Flowers, stuffed toys and signs remembering the victims of the Jan. 14 Dnipro apartment strike at the monument to Ukrainian poet Taras Shevchenko in St. Petersburg. Alexander Koryakov / Kommersant

Improvised memorials to the victims of this month’s deadly Russian missile strike on the Ukrainian city of Dnipro continue to appear across Russian cities in one of the most sustained public expressions of opposition to the invasion of Ukraine.

At least 50 Russian cities' residents started laying flowers and children’s toys at Ukraine-related monuments in the wake of the Jan. 14 missile strike that killed 46 residents of a nine-story apartment building, including several children. 

As of Sunday, Russian media reported that the memorials have stayed up in Moscow and St. Petersburg despite street workers’ efforts to clear them.

Residents of the southern city of Krasnodar and the republic of Tatarstan's capital Kazan have also restored their memorials after they were removed, the activist news website Activatica reported Saturday.

“In the silent war between utility workers and those who sympathize with Ukraine, the latter are winning,” the Mozhem Obyasnit' news channel on Telegram wrote Monday.


					A woman is seen laying flowers at a statue of Taras Shevchenko in St. Petersburg.					 					Mozhem Obyasnit' / Telegram
A woman is seen laying flowers at a statue of Taras Shevchenko in St. Petersburg. Mozhem Obyasnit' / Telegram

The outlet said its St. Petersburg-based correspondent tallied at least seven makeshift memorials across the city on Sunday.

The Kremlin denies attacking residential areas.

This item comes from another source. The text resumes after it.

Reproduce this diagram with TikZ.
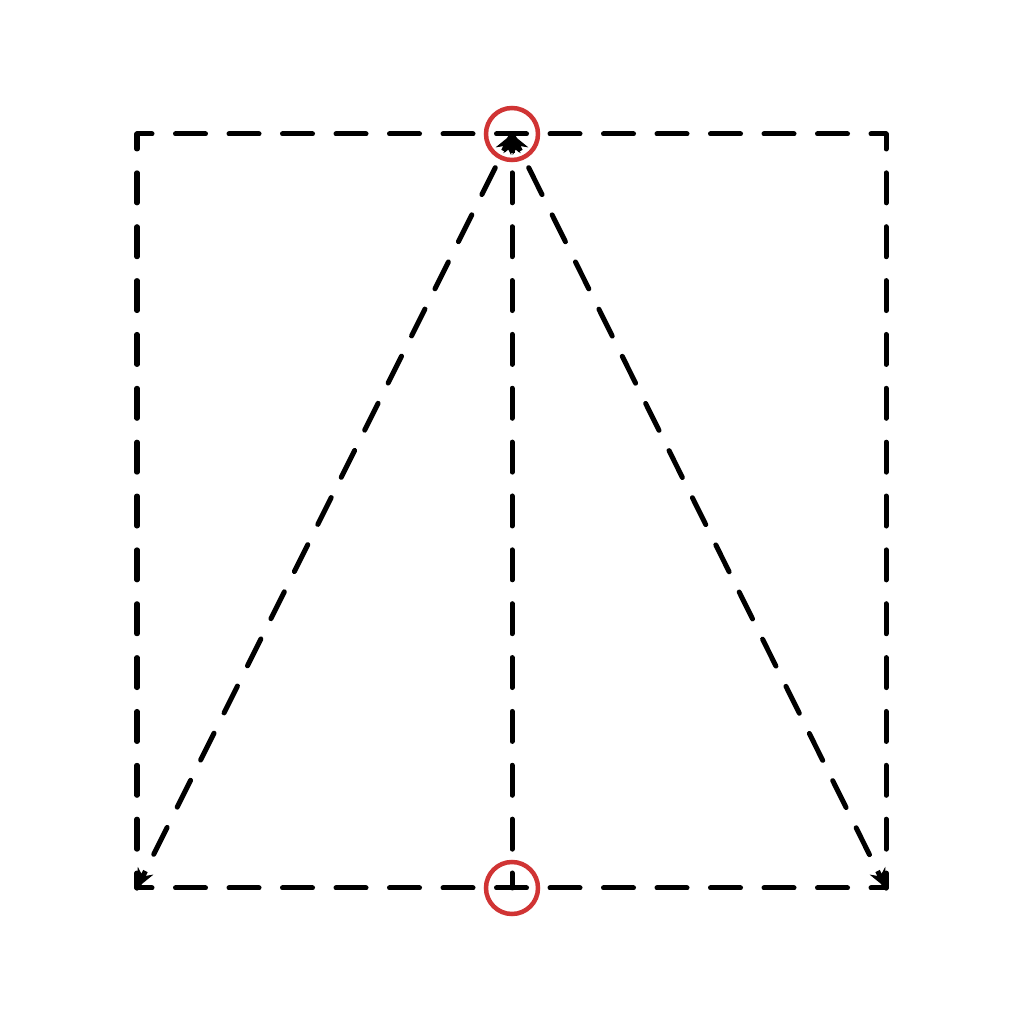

At least three people were detained over the weekend for staging anti-war pickets in St. Petersburg, Krasnoyarsk and Saratov.

Activist Yekaterina Varenik is serving a 12-day jail sentence for disobeying police orders after she was detained picketing at a Moscow memorial last Monday.

Independent monitors say some 20,000 anti-war protesters have been detained in Russia since the beginning of the February 2022 invasion.

Public protests have died down in the months since Russian authorities imposed strict wartime censorship laws that effectively outlaw criticism of the Kremlin's "special military operation."